## [STATED EXERCISE]
Copy everything in the data below exactly except the pictures.

## [DATA]

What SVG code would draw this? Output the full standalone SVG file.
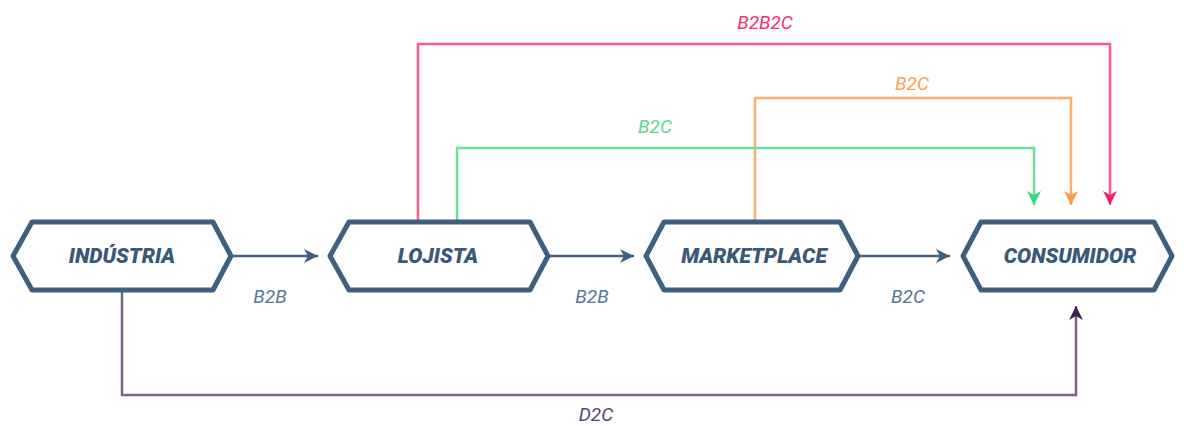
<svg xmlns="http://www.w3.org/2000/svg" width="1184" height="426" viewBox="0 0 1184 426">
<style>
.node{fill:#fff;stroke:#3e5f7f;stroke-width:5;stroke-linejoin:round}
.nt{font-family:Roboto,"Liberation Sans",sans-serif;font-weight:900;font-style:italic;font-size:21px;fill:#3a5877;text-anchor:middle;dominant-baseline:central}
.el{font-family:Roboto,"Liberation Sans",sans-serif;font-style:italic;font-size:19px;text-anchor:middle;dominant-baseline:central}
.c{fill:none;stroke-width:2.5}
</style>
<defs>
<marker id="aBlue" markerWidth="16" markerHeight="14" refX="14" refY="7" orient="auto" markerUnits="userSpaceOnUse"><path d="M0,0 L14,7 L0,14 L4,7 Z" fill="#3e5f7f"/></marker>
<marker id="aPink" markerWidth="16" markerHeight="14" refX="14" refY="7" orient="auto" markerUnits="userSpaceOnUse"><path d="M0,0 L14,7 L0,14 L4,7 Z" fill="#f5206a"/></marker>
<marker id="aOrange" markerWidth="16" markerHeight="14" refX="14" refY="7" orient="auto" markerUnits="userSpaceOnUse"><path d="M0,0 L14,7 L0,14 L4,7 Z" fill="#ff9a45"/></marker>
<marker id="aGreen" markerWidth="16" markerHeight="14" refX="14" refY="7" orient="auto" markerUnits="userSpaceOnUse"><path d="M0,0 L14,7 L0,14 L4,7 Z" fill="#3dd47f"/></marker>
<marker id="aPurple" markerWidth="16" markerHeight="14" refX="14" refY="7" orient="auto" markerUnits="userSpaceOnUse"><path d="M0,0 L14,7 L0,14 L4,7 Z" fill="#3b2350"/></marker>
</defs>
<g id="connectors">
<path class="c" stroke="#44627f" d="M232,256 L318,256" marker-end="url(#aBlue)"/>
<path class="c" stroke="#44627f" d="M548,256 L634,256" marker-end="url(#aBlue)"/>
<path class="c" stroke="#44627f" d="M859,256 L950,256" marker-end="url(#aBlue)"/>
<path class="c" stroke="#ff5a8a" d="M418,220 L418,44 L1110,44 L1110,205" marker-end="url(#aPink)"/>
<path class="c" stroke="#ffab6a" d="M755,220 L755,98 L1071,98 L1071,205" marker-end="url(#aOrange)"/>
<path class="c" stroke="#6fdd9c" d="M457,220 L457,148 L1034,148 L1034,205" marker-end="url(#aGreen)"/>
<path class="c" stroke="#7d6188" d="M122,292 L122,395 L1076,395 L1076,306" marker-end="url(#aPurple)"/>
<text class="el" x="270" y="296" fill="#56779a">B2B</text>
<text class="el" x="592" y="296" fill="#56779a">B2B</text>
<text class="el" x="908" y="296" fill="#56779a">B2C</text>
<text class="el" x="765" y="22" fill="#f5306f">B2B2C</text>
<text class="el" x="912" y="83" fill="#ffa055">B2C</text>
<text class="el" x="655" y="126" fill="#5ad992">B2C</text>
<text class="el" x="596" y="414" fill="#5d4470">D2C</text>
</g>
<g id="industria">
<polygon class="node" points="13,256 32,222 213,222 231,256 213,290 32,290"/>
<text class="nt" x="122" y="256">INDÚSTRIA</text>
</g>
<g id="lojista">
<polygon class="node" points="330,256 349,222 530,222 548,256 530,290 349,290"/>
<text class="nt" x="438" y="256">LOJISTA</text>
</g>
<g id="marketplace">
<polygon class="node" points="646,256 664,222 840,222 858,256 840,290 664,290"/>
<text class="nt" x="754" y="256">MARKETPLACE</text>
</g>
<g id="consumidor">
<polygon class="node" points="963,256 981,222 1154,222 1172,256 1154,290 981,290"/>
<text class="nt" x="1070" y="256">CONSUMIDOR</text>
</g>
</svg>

## [FULL OUTPUT]
What SVG code would draw this? Output the full standalone SVG file.
<svg xmlns="http://www.w3.org/2000/svg" width="1184" height="426" viewBox="0 0 1184 426">
<style>
.node{fill:#fff;stroke:#3e5f7f;stroke-width:5;stroke-linejoin:round}
.nt{font-family:Roboto,"Liberation Sans",sans-serif;font-weight:900;font-style:italic;font-size:21px;fill:#3a5877;text-anchor:middle;dominant-baseline:central}
.el{font-family:Roboto,"Liberation Sans",sans-serif;font-style:italic;font-size:19px;text-anchor:middle;dominant-baseline:central}
.c{fill:none;stroke-width:2.5}
</style>
<defs>
<marker id="aBlue" markerWidth="16" markerHeight="14" refX="14" refY="7" orient="auto" markerUnits="userSpaceOnUse"><path d="M0,0 L14,7 L0,14 L4,7 Z" fill="#3e5f7f"/></marker>
<marker id="aPink" markerWidth="16" markerHeight="14" refX="14" refY="7" orient="auto" markerUnits="userSpaceOnUse"><path d="M0,0 L14,7 L0,14 L4,7 Z" fill="#f5206a"/></marker>
<marker id="aOrange" markerWidth="16" markerHeight="14" refX="14" refY="7" orient="auto" markerUnits="userSpaceOnUse"><path d="M0,0 L14,7 L0,14 L4,7 Z" fill="#ff9a45"/></marker>
<marker id="aGreen" markerWidth="16" markerHeight="14" refX="14" refY="7" orient="auto" markerUnits="userSpaceOnUse"><path d="M0,0 L14,7 L0,14 L4,7 Z" fill="#3dd47f"/></marker>
<marker id="aPurple" markerWidth="16" markerHeight="14" refX="14" refY="7" orient="auto" markerUnits="userSpaceOnUse"><path d="M0,0 L14,7 L0,14 L4,7 Z" fill="#3b2350"/></marker>
</defs>
<g id="connectors">
<path class="c" stroke="#44627f" d="M232,256 L318,256" marker-end="url(#aBlue)"/>
<path class="c" stroke="#44627f" d="M548,256 L634,256" marker-end="url(#aBlue)"/>
<path class="c" stroke="#44627f" d="M859,256 L950,256" marker-end="url(#aBlue)"/>
<path class="c" stroke="#ff5a8a" d="M418,220 L418,44 L1110,44 L1110,205" marker-end="url(#aPink)"/>
<path class="c" stroke="#ffab6a" d="M755,220 L755,98 L1071,98 L1071,205" marker-end="url(#aOrange)"/>
<path class="c" stroke="#6fdd9c" d="M457,220 L457,148 L1034,148 L1034,205" marker-end="url(#aGreen)"/>
<path class="c" stroke="#7d6188" d="M122,292 L122,395 L1076,395 L1076,306" marker-end="url(#aPurple)"/>
<text class="el" x="270" y="296" fill="#56779a">B2B</text>
<text class="el" x="592" y="296" fill="#56779a">B2B</text>
<text class="el" x="908" y="296" fill="#56779a">B2C</text>
<text class="el" x="765" y="22" fill="#f5306f">B2B2C</text>
<text class="el" x="912" y="83" fill="#ffa055">B2C</text>
<text class="el" x="655" y="126" fill="#5ad992">B2C</text>
<text class="el" x="596" y="414" fill="#5d4470">D2C</text>
</g>
<g id="industria">
<polygon class="node" points="13,256 32,222 213,222 231,256 213,290 32,290"/>
<text class="nt" x="122" y="256">INDÚSTRIA</text>
</g>
<g id="lojista">
<polygon class="node" points="330,256 349,222 530,222 548,256 530,290 349,290"/>
<text class="nt" x="438" y="256">LOJISTA</text>
</g>
<g id="marketplace">
<polygon class="node" points="646,256 664,222 840,222 858,256 840,290 664,290"/>
<text class="nt" x="754" y="256">MARKETPLACE</text>
</g>
<g id="consumidor">
<polygon class="node" points="963,256 981,222 1154,222 1172,256 1154,290 981,290"/>
<text class="nt" x="1070" y="256">CONSUMIDOR</text>
</g>
</svg>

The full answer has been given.